Request: Print only the lines from the top of the data through the line with "(liu) at (474,72)", both included, skipping every picture.

Information supplied:
***

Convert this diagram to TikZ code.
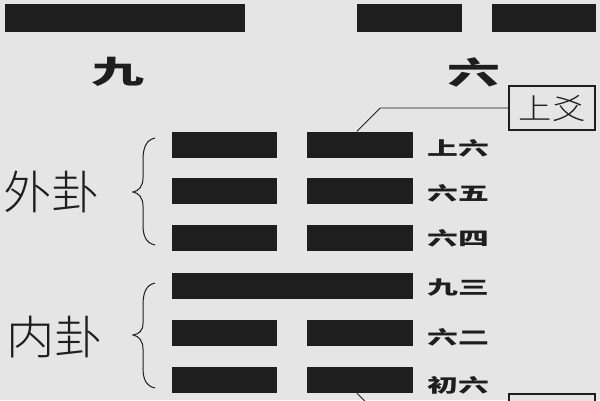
\documentclass[tikz,border=0pt]{standalone}
\usepackage{fontspec}
\newfontfamily\cjk{Noto Sans CJK SC}
\newfontfamily\cjkthin{Noto Sans CJK SC Light}
\definecolor{bg}{HTML}{E5E5E5}
\definecolor{ink}{HTML}{1E1E1E}
\tikzset{
  bar/.style={fill=ink, draw=none, inner sep=0pt, minimum height=26pt},
  topbar/.style={fill=ink, draw=none, inner sep=0pt, minimum height=28pt},
  yaolabel/.style={anchor=west, inner sep=0pt, text=ink, font=\cjk\bfseries\fontsize{22}{22}\selectfont},
  biglabel/.style={inner sep=0pt, text=ink, font=\cjk\bfseries\fontsize{33}{33}\selectfont},
  guatext/.style={inner sep=0pt, text=ink, font=\cjkthin\fontsize{46}{46}\selectfont},
  tagbox/.style={draw=ink, line width=1.3pt, fill=bg, minimum width=86pt, minimum height=44pt, inner sep=0pt, text=ink, font=\cjkthin\fontsize{29}{29}\selectfont},
  pointer/.style={draw=ink, line width=0.9pt},
  bracestyle/.style={draw=ink, line width=1pt}
}
\begin{document}
\begin{tikzpicture}[x=1pt, y=-1pt]
\useasboundingbox (0,0) rectangle (600,400);
\clip (0,0) rectangle (600,400);
\fill[bg] (0,0) rectangle (600,400);

% top legend
\node[topbar, minimum width=240pt] (yang) at (125,18) {};
\node[topbar, minimum width=105pt] (yinl) at (409.5,18) {};
\node[topbar, minimum width=104pt] (yinr) at (544,18) {};
\node[biglabel] (jiu) at (118,72) {\scalebox{1.6}[0.95]{九}};
\node[biglabel] (liu) at (474,72) {\scalebox{1.6}[0.95]{六}};

% hexagram lines
\node[bar, minimum width=105pt] (b1l) at (224.5,144.5) {};
\node[bar, minimum width=106pt] (b1r) at (360,144.5) {};
\node[bar, minimum width=105pt] (b2l) at (224.5,191) {};
\node[bar, minimum width=106pt] (b2r) at (360,191) {};
\node[bar, minimum width=105pt] (b3l) at (224.5,237.5) {};
\node[bar, minimum width=106pt] (b3r) at (360,237.5) {};
\node[bar, minimum width=241pt] (b4) at (292.5,286) {};
\node[bar, minimum width=105pt] (b5l) at (224.5,332.5) {};
\node[bar, minimum width=106pt] (b5r) at (360,332.5) {};
\node[bar, minimum width=105pt] (b6l) at (224.5,380) {};
\node[bar, minimum width=106pt] (b6r) at (360,380) {};

% line names
\node[yaolabel] (l1) at (427,148) {\scalebox{1.4}[0.85]{上六}};
\node[yaolabel] (l2) at (427,193) {\scalebox{1.4}[0.85]{六五}};
\node[yaolabel] (l3) at (427,238) {\scalebox{1.4}[0.85]{六四}};
\node[yaolabel] (l4) at (427,288) {\scalebox{1.4}[0.85]{九三}};
\node[yaolabel] (l5) at (427,337) {\scalebox{1.4}[0.85]{六二}};
\node[yaolabel] (l6) at (427,385) {\scalebox{1.4}[0.85]{初六}};

% trigram labels and braces
\node[guatext] (wai) at (52,192) {\scalebox{1.05}[1]{外卦}};
\node[guatext] (nei) at (55,337) {\scalebox{1.05}[1]{内卦}};
\draw[bracestyle] (155,138) .. controls (145,140) and (143,150) .. (143,160) -- (143,178)
  .. controls (143,186) and (139,191) .. (133,192)
  .. controls (139,193) and (143,198) .. (143,206) -- (143,225)
  .. controls (143,236) and (146,243) .. (155,245);
\draw[bracestyle] (155,283) .. controls (145,285) and (143,295) .. (143,305) -- (143,323)
  .. controls (143,331) and (139,334) .. (133,335)
  .. controls (139,336) and (143,341) .. (143,349) -- (143,368)
  .. controls (143,379) and (146,386) .. (155,388);

% tags
\node[tagbox] (shangyao) at (552,108) {\scalebox{1.15}[1]{上爻}};
\node[tagbox] (chuyao) at (552,416) {};
\draw[pointer] (shangyao.west) -- ++(-128,0) -- ([xshift=-3pt]b1r.north);
\draw[pointer] ([xshift=-3pt]b6r.south) -- ++(24,24) -- (chuyao.west);
\end{tikzpicture}
\end{document}
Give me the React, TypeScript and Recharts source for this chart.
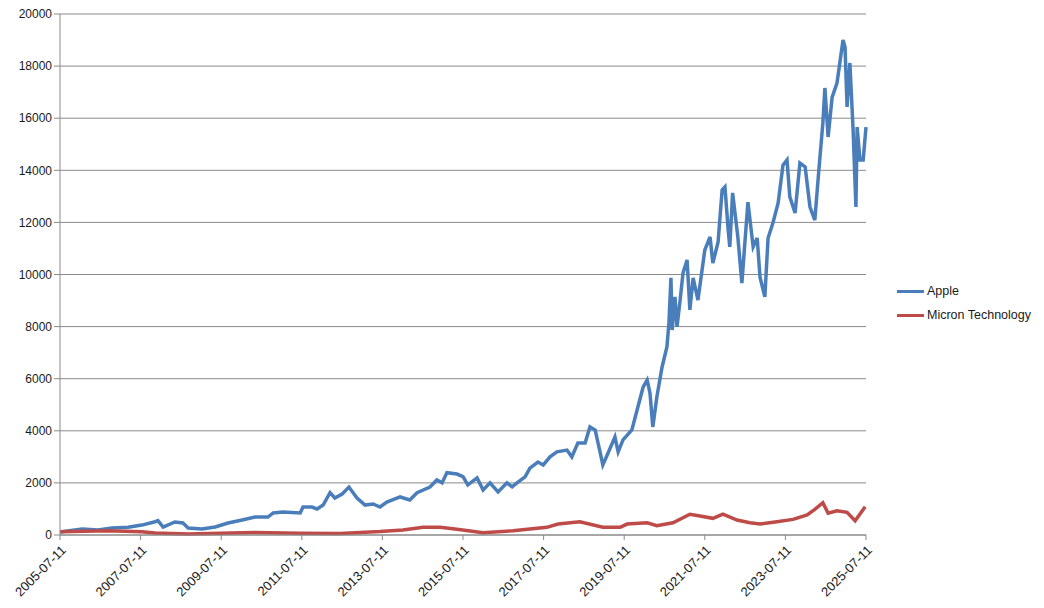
import React from 'react';
import { LineChart, Line, XAxis, YAxis, CartesianGrid } from 'recharts';

// x = years since 2005-07-11
const appleYears = [
  0, 0.55, 0.94, 1.29, 1.69, 2.03, 2.36, 2.43, 2.56, 2.85, 3.05, 3.18, 3.52, 3.85, 4.17, 4.52, 4.84, 5.16, 5.29, 5.53,
  5.96, 6.03, 6.25, 6.38, 6.53, 6.7, 6.82, 7.0, 7.17, 7.37, 7.57, 7.77, 7.94, 8.11, 8.44, 8.68, 8.86, 9.18, 9.35, 9.48,
  9.6, 9.85, 10.0, 10.12, 10.35, 10.5, 10.67, 10.87, 11.09, 11.22, 11.34, 11.54, 11.66, 11.86, 11.99, 12.16, 12.33, 12.58, 12.7, 12.85,
  13.03, 13.15, 13.28, 13.4, 13.47, 13.6, 13.77, 13.85, 13.97, 14.19, 14.32, 14.47, 14.57, 14.64, 14.71, 14.81, 14.94, 15.06, 15.11, 15.16,
  15.19, 15.26, 15.31, 15.38, 15.46, 15.56, 15.63, 15.71, 15.83, 16.0, 16.13, 16.2, 16.33, 16.43, 16.5, 16.58, 16.62, 16.69, 16.82, 16.92,
  17.07, 17.2, 17.3, 17.37, 17.49, 17.57, 17.69, 17.82, 17.94, 18.04, 18.11, 18.24, 18.36, 18.49, 18.61, 18.73, 18.83, 18.93, 18.98, 19.06,
  19.16, 19.28, 19.35, 19.43, 19.48, 19.53, 19.6, 19.68, 19.75, 19.78, 19.85, 19.93, 20.0,
];
const appleValues = [
  115, 230, 190, 270, 300, 380, 510, 550, 300, 500, 460, 270, 230, 310, 460, 575, 690, 690, 845, 880,
  845, 1075, 1075, 1000, 1150, 1625, 1420, 1575, 1840, 1420, 1150, 1190, 1075, 1265, 1460, 1345, 1625, 1840, 2110, 2000,
  2390, 2340, 2240, 1920, 2190, 1730, 2000, 1650, 2000, 1850, 2000, 2230, 2570, 2800, 2690, 3000, 3190, 3260, 3000, 3530,
  3530, 4150, 4030, 3190, 2690, 3150, 3760, 3190, 3650, 4030, 4800, 5680, 5950, 5450, 4150, 5300, 6450, 7220, 8140, 9870,
  7870, 9140, 7990, 8910, 10060, 10560, 8640, 9870, 9020, 10940, 11440, 10440, 11250, 13240, 13360, 11710, 11060, 13130, 11440, 9670,
  12780, 11060, 11400, 9900, 9140, 11400, 11980, 12750, 14200, 14400, 12980, 12360, 14280, 14130, 12590, 12090, 14010, 15820, 17160, 15280,
  16810, 17350, 18120, 19000, 18730, 16430, 18120, 15550, 12590, 15660, 14400, 14400, 15660,
];

const micronYears = [
  0, 1.19, 2.03, 2.36, 3.18, 4.52, 4.84, 5.96, 6.95, 7.94, 8.51, 9.01, 9.43, 9.85, 10.5, 11.24, 12.08, 12.36, 12.66, 12.9,
  13.47, 13.9, 14.07, 14.57, 14.81, 15.21, 15.63, 15.88, 16.2, 16.45, 16.8, 17.12, 17.37, 17.79, 18.19, 18.54, 18.73, 18.93, 19.06, 19.28,
  19.53, 19.73, 19.98,
];
const micronValues = [
  125, 165, 125, 75, 40, 90, 100, 65, 60, 130, 190, 295, 295, 220, 90, 165, 295, 420, 470, 510,
  295, 295, 420, 470, 360, 470, 795, 730, 640, 805, 575, 470, 420, 510, 600, 770, 985, 1240, 835, 930,
  870, 550, 1085,
];

const yTicks = [0, 2000, 4000, 6000, 8000, 10000, 12000, 14000, 16000, 18000, 20000];
const xTickLabels = [
  '2005-07-11', '2007-07-11', '2009-07-11', '2011-07-11', '2013-07-11', '2015-07-11',
  '2017-07-11', '2019-07-11', '2021-07-11', '2023-07-11', '2025-07-11',
];

const appleData = appleYears.map((t, i) => ({ t, value: appleValues[i] }));
const micronData = micronYears.map((t, i) => ({ t, value: micronValues[i] }));
const xTicks = xTickLabels.map((_, i) => i * 2);

const series = [
  { name: 'Apple', color: '#4a7ebb' },
  { name: 'Micron Technology', color: '#be4b48' },
];

const FONT = '"Liberation Sans", "DejaVu Sans", sans-serif';

const XTick = (props: any) => {
  const { x, y, payload } = props;
  return (
    <g transform={`translate(${x + 4},${y + 6})`}>
      <text
        transform="rotate(-45)"
        textAnchor="end"
        dy={4}
        fontSize={13}
        fontFamily={FONT}
        fill="#1a1a1a"
      >
        {xTickLabels[Math.round(payload.value / 2)]}
      </text>
    </g>
  );
};

export default function App() {
  return (
    <div style={{ position: 'relative', width: 1044, height: 608, background: '#fff' }}>
      <style>{`body{margin:0}`}</style>
      <LineChart
        width={1044}
        height={608}
        margin={{ top: 14, right: 178, bottom: 0, left: 0 }}
      >
        <CartesianGrid vertical={false} stroke="#8a8a8a" strokeWidth={1} />
        <XAxis
          dataKey="t"
          type="number"
          domain={[0, 20]}
          ticks={xTicks}
          interval={0}
          allowDuplicatedCategory={false}
          height={73}
          stroke="#8a8a8a"
          tickSize={5}
          tick={<XTick />}
        />
        <YAxis
          type="number"
          domain={[0, 20000]}
          ticks={yTicks}
          interval={0}
          width={60}
          stroke="#8a8a8a"
          tickSize={6}
          tick={{ fontSize: 12, fontFamily: FONT, fill: '#1a1a1a' }}
        />
        <Line
          data={appleData}
          dataKey="value"
          name="Apple"
          type="linear"
          stroke="#4a7ebb"
          strokeWidth={3.5}
          dot={false}
          isAnimationActive={false}
        />
        <Line
          data={micronData}
          dataKey="value"
          name="Micron Technology"
          type="linear"
          stroke="#be4b48"
          strokeWidth={3.5}
          dot={false}
          isAnimationActive={false}
        />
      </LineChart>
      <div
        style={{
          position: 'absolute',
          left: 897,
          top: 279,
          fontFamily: FONT,
          fontSize: 12.5,
          color: '#1a1a1a',
        }}
      >
        {series.map(item => (
          <div key={item.name} style={{ display: 'flex', alignItems: 'center', height: 24 }}>
            <span
              style={{ display: 'inline-block', width: 27, height: 3, background: item.color, marginRight: 3 }}
            />
            <span>{item.name}</span>
          </div>
        ))}
      </div>
    </div>
  );
}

***

Reply:
Convert this diagram to TikZ code.
\documentclass[tikz,border=0pt]{standalone}
\usepackage{fontspec}
\newfontfamily\cjk{Noto Sans CJK SC}
\newfontfamily\cjkthin{Noto Sans CJK SC Light}
\definecolor{bg}{HTML}{E5E5E5}
\definecolor{ink}{HTML}{1E1E1E}
\tikzset{
  bar/.style={fill=ink, draw=none, inner sep=0pt, minimum height=26pt},
  topbar/.style={fill=ink, draw=none, inner sep=0pt, minimum height=28pt},
  yaolabel/.style={anchor=west, inner sep=0pt, text=ink, font=\cjk\bfseries\fontsize{22}{22}\selectfont},
  biglabel/.style={inner sep=0pt, text=ink, font=\cjk\bfseries\fontsize{33}{33}\selectfont},
  guatext/.style={inner sep=0pt, text=ink, font=\cjkthin\fontsize{46}{46}\selectfont},
  tagbox/.style={draw=ink, line width=1.3pt, fill=bg, minimum width=86pt, minimum height=44pt, inner sep=0pt, text=ink, font=\cjkthin\fontsize{29}{29}\selectfont},
  pointer/.style={draw=ink, line width=0.9pt},
  bracestyle/.style={draw=ink, line width=1pt}
}
\begin{document}
\begin{tikzpicture}[x=1pt, y=-1pt]
\useasboundingbox (0,0) rectangle (600,400);
\clip (0,0) rectangle (600,400);
\fill[bg] (0,0) rectangle (600,400);

% top legend
\node[topbar, minimum width=240pt] (yang) at (125,18) {};
\node[topbar, minimum width=105pt] (yinl) at (409.5,18) {};
\node[topbar, minimum width=104pt] (yinr) at (544,18) {};
\node[biglabel] (jiu) at (118,72) {\scalebox{1.6}[0.95]{九}};
\node[biglabel] (liu) at (474,72) {\scalebox{1.6}[0.95]{六}};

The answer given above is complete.